It was senior awards night at the high school this week. The girlfriend came with us, of course.
The event was sometimes exciting, sometimes boring, sometimes a little sad. And long. (Very long.) It was a preview, in some ways, of graduation. Tomorrow is the last day of school for seniors. (School goes on another week for everyone else.) Graduation is next Friday. The valedictorian is yet to be determined, though the principal read off the names of the girls in the running. It’s always girls. At least here it’s always girls. And yes, that’s right, Weston is not in the running. All the girls in the running have GPAs in excess of 4.0. This is possible through taking courses designed for college credit during high school. I asked Weston why he didn’t take more of those–he only took one–he said, with a big why-don’t-you-know-this-MOTHER sigh, “They have to take those classes after school. I was playing football.” Anyway, an interesting factoid that came to light during the evening was that a high SAT score is worth more scholarship money than a high GPA. (Not sure that’s fair, but it seems true.)
The saddest part of the evening were the scholarships given out by individuals or families in honor of a loved one who had passed away, in some cases a recently graduated student from the high school. (Most often, in a car crash.) These were small scholarships, usually $500, but big on emotion.
The reason the evening went on so long was because representatives were there from all the colleges and universities in the state to present the scholarships students were receiving from those institutions. (In those cases, the students already knew about the scholarships, of course. It was just an opportunity to publicly acknowledge the students with their scholarship in front of the school.)
The evening started with the principal making a speech about the Promise scholarship–this is the West Virginia scholarship that pays the tuition and fees for any student who graduates with a 3.0 or above to any in-state college (all tuition and fees for a public college, up to a certain amount for a private college). I was a little shocked, and sad, that the principal was excited about the “huge” number of students who had qualified for the Promise scholarship from this year’s graduating class. The graduating class numbers 149. (This is an all-county high school.) The Promise scholarship is an amazing deal that cuts the cost of college in half. The “huge” number out of 149 who qualified for the Promise this year here?

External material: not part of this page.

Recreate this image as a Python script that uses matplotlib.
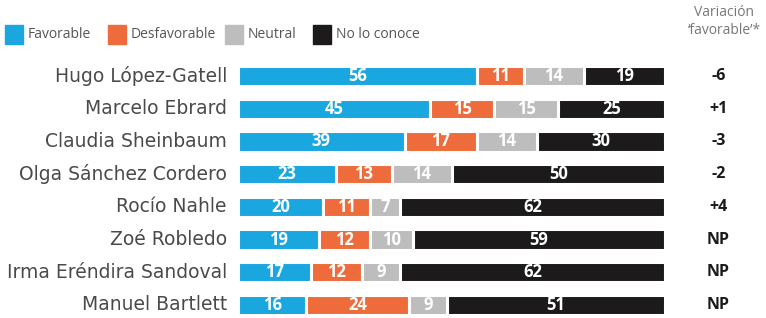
import matplotlib
matplotlib.use("Agg")
import matplotlib.pyplot as plt
import numpy as np

names = ["Hugo López-Gatell", "Marcelo Ebrard", "Claudia Sheinbaum",
         "Olga Sánchez Cordero", "Rocío Nahle", "Zoé Robledo",
         "Irma Eréndira Sandoval", "Manuel Bartlett"]
favorable = [56, 45, 39, 23, 20, 19, 17, 16]
desfavorable = [11, 15, 17, 13, 11, 12, 12, 24]
neutral = [14, 15, 14, 14, 7, 10, 9, 9]
no_conoce = [19, 25, 30, 50, 62, 59, 62, 51]
variacion = ["-6", "+1", "-3", "-2", "+4", "NP", "NP", "NP"]

series_labels = ["Favorable", "Desfavorable", "Neutral", "No lo conoce"]
colors = ["#1aa7e0", "#ee6b3b", "#bdbdbd", "#1c1a1b"]

plt.rcParams['font.family'] = ['Open Sans', 'DejaVu Sans']

W, H = 766, 318
fig = plt.figure(figsize=(W / 100, H / 100), dpi=100)
ax = fig.add_axes([238 / W, 0, 427 / W, 258 / H])

y = np.arange(len(names))
left = np.zeros(len(names))
for vals, col in zip([favorable, desfavorable, neutral, no_conoce], colors):
    vals = np.array(vals, dtype=float)
    ax.barh(y, vals, left=left, height=0.62, color=col,
            edgecolor="white", linewidth=2.2)
    for yi, (l, v) in enumerate(zip(left, vals)):
        ax.text(l + v / 2, yi, f"{int(v)}", ha="center", va="center",
                color="white", fontsize=12, fontweight="bold")
    left += vals

ax.set_xlim(0, 100)
ax.set_ylim(7.4, -0.49)
ax.axis("off")

for yi, nm in enumerate(names):
    ax.text(-2.6, yi, nm, ha="right", va="center", fontsize=13.5,
            color="#4a4a4a", family=["DejaVu Sans"])
    ax.text(112.5, yi, variacion[yi], ha="center", va="center",
            fontsize=11.5, fontweight="bold", color="#1c1a1b")

# Legend
leg_items = [(5, "Favorable"), (108, "Desfavorable"), (225, "Neutral"),
             (313, "No lo conoce")]
for (px, lab), col in zip(leg_items, colors):
    fig.patches.append(plt.Rectangle((px / W, (H - 44) / H), 18 / W, 19 / H,
                                     transform=fig.transFigure, color=col))
    fig.text((px + 23) / W, (H - 35) / H, lab, ha="left", va="center",
             fontsize=10, color="#555555")

fig.text(724 / W, (H - 12) / H, "Variación", ha="center", va="center",
         fontsize=10, color="#777777")
fig.text(724 / W, (H - 30) / H, "‘favorable’*", ha="center", va="center",
         fontsize=10, color="#777777")

fig.savefig("out.png", dpi=100)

Believe me, this is a county where the families need this kind of help to pay their children’s way to college, and where many if not most of them would qualify for grants to cover the rest in combination with the Promise to pay tuition and fees, sending their kids to college for free, and yet…..
However, I appreciate that the principal made a big deal out of every student who qualified, calling every one of them up to the stage individually and shaking their hand. There were only a couple of football players in that number, Weston being one of them.
The principal also made a special big deal out of Weston being a National Merit Scholar, making a little speech that Weston found incredibly embarrassing, but which was quite nice. I’m not sure when they last had a National Merit Scholar here, but they don’t have them around every corner.
Principal shaking Weston’s hand after announcing him as a National Merit Scholar.
There is a very nice little foundation here that arranges a number of scholarships through local donations, and those were presented at the end of the (by then, very long) evening. I think Weston, along with everyone else, was almost in a coma when the foundation representative came to the last, and as he stated, “best” scholarship they were giving out. And then he said Weston’s name. I poked him from his coma and he got up. When he came back, he said, “What was that?” (Yes, he really was in a coma!) They gave him an $8000 scholarship.